**DIRECTIONS**
Check each line of the listing for the string "code", count the lines that have it, and answer with that number only.

**RECORDS SHOWN**
__________

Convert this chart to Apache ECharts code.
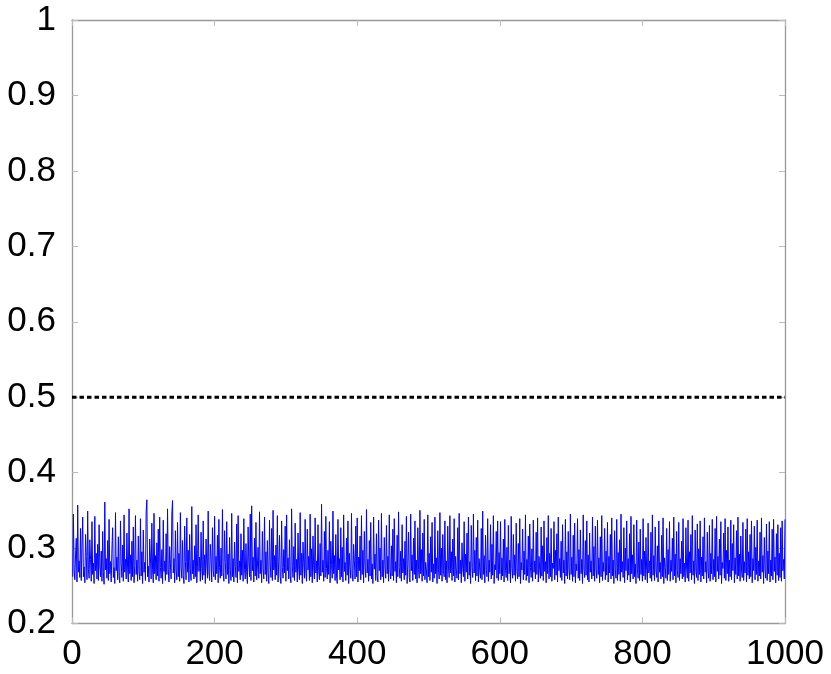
<!DOCTYPE html>
<html><head><meta charset="utf-8">
<script src="https://cdn.jsdelivr.net/npm/echarts@6/dist/echarts.min.js"></script>
<style>html,body{margin:0;padding:0;background:#fff}#c{width:831px;height:674px}</style>
</head><body><div id="c"></div>
<script>
const xTicks = [0, 200, 400, 600, 800, 1000];
const yTicks = [0.2, 0.3, 0.4, 0.5, 0.6, 0.7, 0.8, 0.9, 1];
const threshold = 0.5;
const signal = [
.262,.345,.271,.258,.292,.313,.255,.357,.268,.283,.261,.326,.257,.301,.341,.262,.275,.254,.318,.289,.258,.349,.272,.260,.311,.285,.256,.335,.265,.280,.253,.342,.270,.293,.259,.305,.257,.331,.276,.262,.296,.256,.322,.268,.252,.361,.271,.286,.260,.310,
.257,.338,.266,.282,.255,.299,.327,.261,.274,.253,.347,.270,.288,.258,.315,.263,.254,.336,.279,.261,.304,.256,.344,.268,.285,.259,.320,.272,.255,.352,.266,.291,.257,.309,.262,.328,.254,.277,.343,.265,.284,.256,.316,.270,.258,.339,.263,.295,.253,.324,
.268,.281,.257,.348,.364,.262,.276,.255,.312,.287,.259,.333,.271,.254,.346,.266,.290,.258,.307,.263,.325,.256,.341,.274,.260,.298,.253,.337,.269,.283,.257,.319,.265,.352,.272,.255,.302,.280,.259,.345,.363,.267,.286,.254,.323,.271,.258,.334,.262,.293,
.256,.347,.275,.260,.310,.264,.253,.329,.282,.258,.340,.268,.297,.255,.318,.271,.257,.355,.266,.284,.259,.303,.262,.331,.254,.276,.344,.269,.288,.256,.321,.273,.258,.336,.264,.291,.253,.312,.279,.260,.349,.267,.257,.305,.285,.255,.327,.270,.262,.342,
.258,.289,.266,.317,.254,.338,.274,.260,.300,.263,.351,.268,.256,.323,.281,.259,.335,.265,.292,.253,.314,.271,.257,.346,.262,.286,.255,.308,.276,.261,.332,.254,.343,.269,.283,.258,.319,.264,.297,.256,.339,.272,.259,.306,.267,.253,.328,.280,.262,.345,
.257,.356,.270,.288,.255,.313,.263,.334,.258,.276,.301,.260,.348,.266,.284,.254,.322,.273,.259,.341,.265,.295,.256,.310,.268,.253,.337,.279,.261,.326,.257,.350,.271,.290,.258,.304,.264,.343,.255,.282,.317,.262,.253,.336,.274,.260,.298,.267,.329,.256,
.344,.270,.287,.259,.311,.263,.254,.352,.276,.261,.302,.257,.333,.268,.285,.255,.320,.272,.258,.347,.264,.293,.253,.308,.280,.260,.338,.266,.256,.325,.271,.289,.257,.345,.262,.299,.254,.316,.274,.259,.340,.267,.283,.255,.331,.270,.258,.306,.263,.358,
.268,.284,.256,.322,.261,.342,.273,.259,.297,.265,.335,.254,.309,.278,.260,.349,.266,.290,.257,.318,.263,.253,.338,.271,.286,.258,.327,.262,.301,.255,.344,.269,.281,.257,.313,.264,.336,.253,.293,.274,.260,.346,.267,.256,.305,.283,.259,.329,.262,.340,
.255,.288,.270,.316,.258,.343,.265,.297,.254,.322,.276,.261,.351,.267,.285,.256,.310,.263,.334,.259,.279,.253,.341,.272,.292,.257,.319,.264,.255,.337,.270,.300,.258,.346,.262,.284,.254,.314,.275,.260,.330,.266,.289,.256,.344,.271,.259,.303,.263,.325,
.257,.339,.269,.282,.254,.317,.262,.348,.274,.260,.296,.256,.331,.267,.286,.258,.309,.264,.342,.253,.278,.321,.261,.255,.345,.270,.291,.257,.313,.265,.336,.259,.284,.254,.327,.272,.260,.350,.266,.298,.256,.320,.263,.338,.258,.281,.271,.254,.344,.262,
.293,.257,.315,.268,.334,.255,.279,.260,.341,.266,.287,.253,.323,.272,.259,.347,.264,.300,.256,.318,.270,.262,.336,.258,.283,.254,.329,.275,.261,.343,.267,.295,.257,.312,.263,.339,.255,.289,.271,.260,.327,.258,.346,.266,.284,.254,.307,.273,.262,.335,
.256,.292,.268,.320,.259,.341,.264,.282,.253,.330,.274,.261,.345,.267,.297,.257,.314,.263,.337,.255,.286,.270,.260,.326,.258,.349,.265,.290,.254,.317,.272,.262,.339,.256,.284,.268,.331,.259,.305,.264,.343,.253,.278,.271,.322,.260,.336,.257,.294,.266,
.335,.258,.287,.263,.312,.255,.338,.270,.261,.301,.257,.330,.266,.284,.254,.342,.273,.260,.318,.264,.291,.256,.333,.269,.259,.306,.262,.339,.253,.281,.271,.325,.258,.296,.265,.344,.257,.285,.263,.316,.254,.332,.274,.261,.299,.256,.337,.268,.283,.259,
.321,.265,.340,.255,.289,.272,.260,.328,.263,.303,.257,.336,.269,.282,.254,.314,.266,.343,.259,.293,.262,.326,.256,.280,.273,.335,.258,.297,.264,.319,.255,.341,.270,.286,.261,.309,.257,.331,.267,.284,.253,.338,.263,.295,.259,.322,.271,.258,.345,.265,
.288,.256,.317,.262,.333,.254,.279,.270,.339,.260,.298,.257,.324,.266,.285,.253,.344,.272,.261,.310,.264,.336,.258,.291,.255,.320,.268,.283,.259,.341,.263,.302,.256,.329,.271,.260,.337,.265,.287,.254,.315,.262,.343,.257,.281,.269,.326,.258,.296,.264,
.334,.255,.289,.267,.318,.259,.340,.263,.284,.253,.323,.271,.260,.338,.257,.294,.265,.311,.256,.345,.268,.282,.261,.327,.254,.300,.270,.336,.258,.286,.264,.319,.255,.342,.266,.291,.259,.331,.262,.279,.253,.337,.272,.260,.308,.257,.325,.265,.285,.256,
.339,.263,.296,.258,.314,.270,.254,.333,.267,.283,.260,.321,.256,.344,.264,.290,.257,.328,.271,.261,.303,.255,.336,.268,.281,.259,.317,.262,.340,.253,.287,.274,.260,.326,.257,.298,.265,.335,.256,.284,.269,.313,.258,.341,.263,.292,.254,.322,.270,.261,
.334,.257,.286,.266,.309,.259,.339,.262,.280,.255,.327,.272,.260,.337,.256,.295,.267,.318,.258,.343,.264,.283,.253,.324,.270,.261,.332,.257,.299,.265,.336,.255,.288,.263,.315,.259,.340,.268,.282,.254,.321,.271,.260,.330,.256,.293,.266,.338,.258,.285,
.262,.326,.255,.342,.269,.289,.259,.312,.264,.335,.253,.281,.273,.320,.260,.339,.257,.297,.266,.328,.256,.284,.262,.337,.258,.306,.270,.331,.254,.287,.265,.323,.259,.341,.263,.292,.256,.316,.271,.261,.334,.257,.282,.267,.325,.255,.339,.264,.295,.259,
.318,.262,.336,.254,.286,.270,.329,.258,.301,.265,.337,.256,.283,.263,.321,.259,.340,.268,.290,.253,.314,.272,.260,.332,.257,.296,.266,.335,.255,.284,.263,.325,.258,.338,.269,.288,.254,.319,.264,.331,.257,.293,.261,.327,.256,.336,.270,.285,.259,.338
];
const pts = signal.map((v, i) => [i + 1, v]);
const font = "'Liberation Sans', Arial, sans-serif";
const axisCol = '#999';
const chart = echarts.init(document.getElementById('c'), null, {renderer: 'canvas'});
const baseX = {type:'value', min:0, max:1000, interval:200,
  axisLine:{show:true,onZero:false,lineStyle:{color:axisCol,width:1.3}},
  axisTick:{show:true,inside:true,length:6,lineStyle:{color:'#bbb',width:1}},
  splitLine:{show:false}};
const baseY = {type:'value', min:0.2, max:1, interval:0.1,
  axisLine:{show:true,onZero:false,lineStyle:{color:axisCol,width:1.3}},
  axisTick:{show:true,inside:true,length:6,lineStyle:{color:'#bbb',width:1}},
  splitLine:{show:false}};
chart.setOption({
  animation:false,
  grid:{left:72,right:46,top:20,bottom:50.5,containLabel:false,outerBoundsMode:'none'},
  xAxis:[
    Object.assign({}, baseX, {position:'bottom',
      axisLabel:{show:true,margin:13,color:'#000',fontSize:35,fontFamily:font,
        formatter:v=>xTicks.includes(v)?String(v):''}}),
    Object.assign({}, baseX, {position:'top', axisLabel:{show:false}})
  ],
  yAxis:[
    Object.assign({}, baseY, {position:'left',
      axisLabel:{show:true,margin:16,color:'#000',fontSize:35,fontFamily:font,
        formatter:v=>{const t=yTicks.find(y=>Math.abs(y-v)<1e-9);return t===undefined?'':String(t);}}}),
    Object.assign({}, baseY, {position:'right', axisLabel:{show:false}})
  ],
  series:[
    {type:'line', data:pts, xAxisIndex:0, yAxisIndex:0, showSymbol:false, symbol:'none',
      lineStyle:{color:'#0000ff',width:1}, z:2},
    {type:'line', data:[[0,threshold],[1000,threshold]], xAxisIndex:0, yAxisIndex:0, showSymbol:false, symbol:'none',
      lineStyle:{color:'#000',width:3,type:[4.5,3]}, z:3}
  ]
});
</script></body></html>
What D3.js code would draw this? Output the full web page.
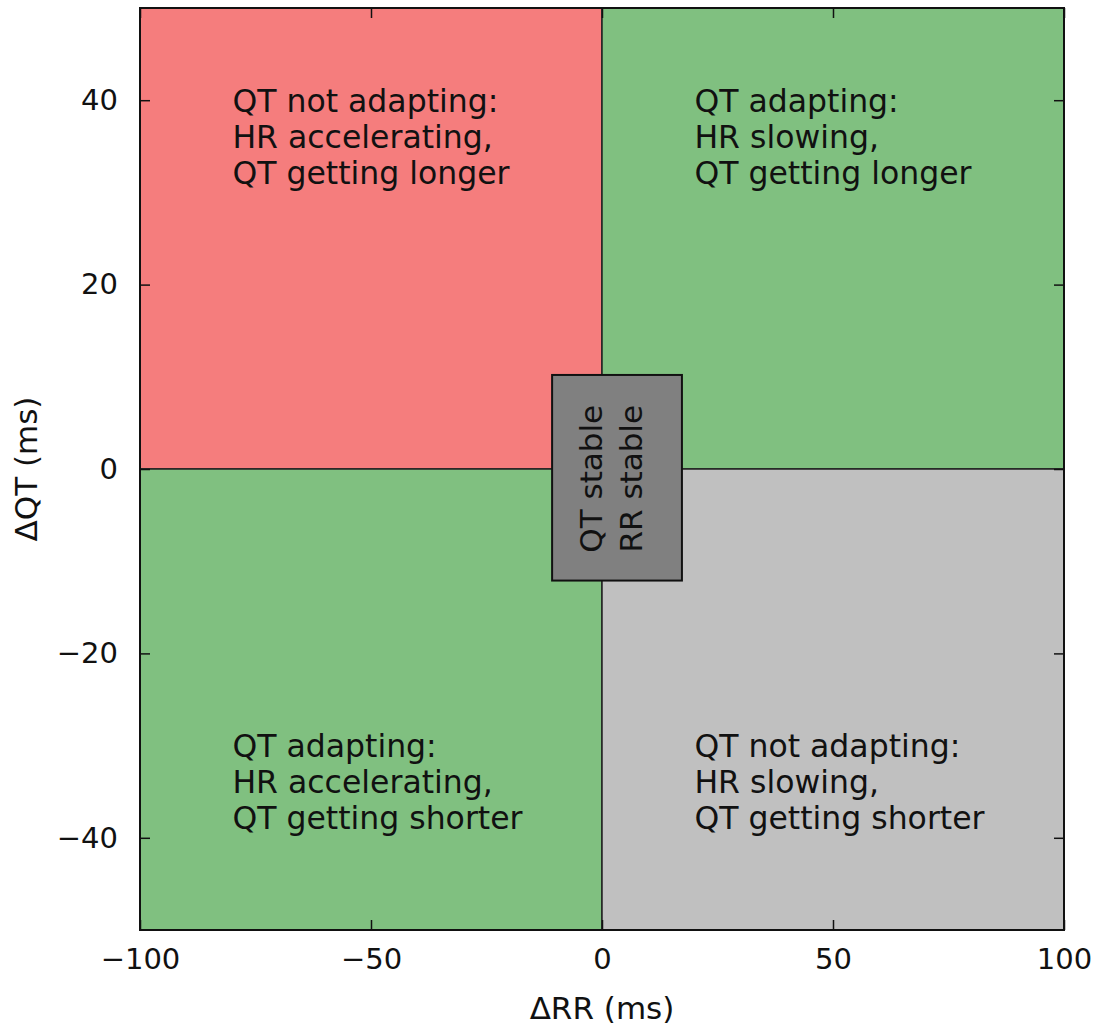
<!DOCTYPE html>
<html>
<head>
<meta charset="utf-8">
<script src="https://cdn.jsdelivr.net/npm/d3@7"></script>
<style>
  body { margin: 0; background: #fff; }
  text { font-family: "DejaVu Sans", sans-serif; fill: #111; }
</style>
</head>
<body>
<div id="chart"></div>
<script>
// quadrant regions in data coords (ΔRR, ΔQT)
var quadrants = [
  {x0: -100, x1: 0, y0: 0, y1: 50, fill: "#f57d7d"},
  {x0: 0, x1: 100, y0: 0, y1: 50, fill: "#80c080"},
  {x0: -100, x1: 0, y0: -50, y1: 0, fill: "#80c080"},
  {x0: 0, x1: 100, y0: -50, y1: 0, fill: "#c0c0c0"}
]
var notes = [
  {x: -80, y: 36, lines: ["QT not adapting:", "HR accelerating,", "QT getting longer"]},
  {x: 20, y: 36, lines: ["QT adapting:", "HR slowing,", "QT getting longer"]},
  {x: -80, y: -34, lines: ["QT adapting:", "HR accelerating,", "QT getting shorter"]},
  {x: 20, y: -34, lines: ["QT not adapting:", "HR slowing,", "QT getting shorter"]}
]
var stableBox = {x0: -10.8, x1: 17.3, y0: -12.1, y1: 10.2}
var stableLines = ["QT stable", "RR stable"]
var xTicks = [-100, -50, 0, 50, 100]
var yTicks = [-40, -20, 0, 20, 40]

var W = 1096, H = 1028
var m = {left: 140, right: 1064, top: 8, bottom: 930}

var svg = d3.select("#chart").append("svg")
  .attr("width", W).attr("height", H)

var x = d3.scaleLinear().domain([-100, 100]).range([m.left, m.right])
var y = d3.scaleLinear().domain([-50, 50]).range([m.bottom, m.top])

svg.selectAll("rect.quad").data(quadrants)
  .enter().append("rect")
    .attr("class", "quad")
    .attr("x", d => x(d.x0))
    .attr("y", d => y(d.y1))
    .attr("width", d => x(d.x1) - x(d.x0))
    .attr("height", d => y(d.y0) - y(d.y1))
    .attr("fill", d => d.fill)
    .attr("stroke", "#222")
    .attr("stroke-width", 1.5)

// annotation text, centred on the middle line
var lh = 36
notes.forEach(function(n) {
  var t = svg.append("text")
    .attr("x", x(n.x))
    .attr("y", y(n.y) + 11 - lh)
    .style("font-size", "31.5px")
  n.lines.forEach(function(l, i) {
    t.append("tspan").attr("x", x(n.x)).attr("dy", i ? lh : 0).text(l)
  })
})

// centre box with rotated text
svg.append("rect")
  .attr("x", x(stableBox.x0))
  .attr("y", y(stableBox.y1))
  .attr("width", x(stableBox.x1) - x(stableBox.x0))
  .attr("height", y(stableBox.y0) - y(stableBox.y1))
  .attr("fill", "#808080")
  .attr("stroke", "#111")
  .attr("stroke-width", 2)

var cx = (x(stableBox.x0) + x(stableBox.x1)) / 2
var cy = (y(stableBox.y0) + y(stableBox.y1)) / 2
var st = svg.append("text")
  .attr("transform", "translate(" + cx + "," + (cy + 1) + ") rotate(-90)")
  .attr("text-anchor", "middle")
  .style("font-size", "31px")
stableLines.forEach(function(l, i) {
  st.append("tspan").attr("x", 0).attr("y", i * 40 - 15).text(l)
})

// frame
svg.append("rect")
  .attr("x", m.left).attr("y", m.top)
  .attr("width", m.right - m.left).attr("height", m.bottom - m.top)
  .attr("fill", "none").attr("stroke", "#111").attr("stroke-width", 2)

// axes, ticks inward on all sides
var fmt = d => d < 0 ? "\u2212" + Math.abs(d) : String(d)
var axB = svg.append("g").attr("transform", "translate(0," + m.bottom + ")")
  .call(d3.axisBottom(x).tickValues(xTicks).tickFormat(fmt).tickSizeInner(-10).tickSizeOuter(0).tickPadding(18))
var axT = svg.append("g").attr("transform", "translate(0," + m.top + ")")
  .call(d3.axisTop(x).tickValues(xTicks).tickFormat("").tickSizeInner(-10).tickSizeOuter(0))
var axL = svg.append("g").attr("transform", "translate(" + m.left + ",0)")
  .call(d3.axisLeft(y).tickValues(yTicks).tickFormat(fmt).tickSizeInner(-10).tickSizeOuter(0).tickPadding(22))
var axR = svg.append("g").attr("transform", "translate(" + m.right + ",0)")
  .call(d3.axisRight(y).tickValues(yTicks).tickFormat("").tickSizeInner(-10).tickSizeOuter(0))

;[axB, axT, axL, axR].forEach(function(a) {
  a.select(".domain").remove()
  a.selectAll(".tick line").attr("stroke", "#111").attr("stroke-width", 1.5)
  a.selectAll(".tick text").attr("fill", "#111")
    .style("font-family", "DejaVu Sans, sans-serif").style("font-size", "29px")
})

svg.append("text")
  .attr("x", (m.left + m.right) / 2).attr("y", 1019)
  .attr("text-anchor", "middle")
  .style("font-size", "31px")
  .text("\u0394RR (ms)")

svg.append("text")
  .attr("transform", "translate(37," + (m.top + m.bottom) / 2 + ") rotate(-90)")
  .attr("text-anchor", "middle")
  .style("font-size", "31px")
  .text("\u0394QT (ms)")
</script>
</body>
</html>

__________

**OUTPUT FOR THIS TASK**
2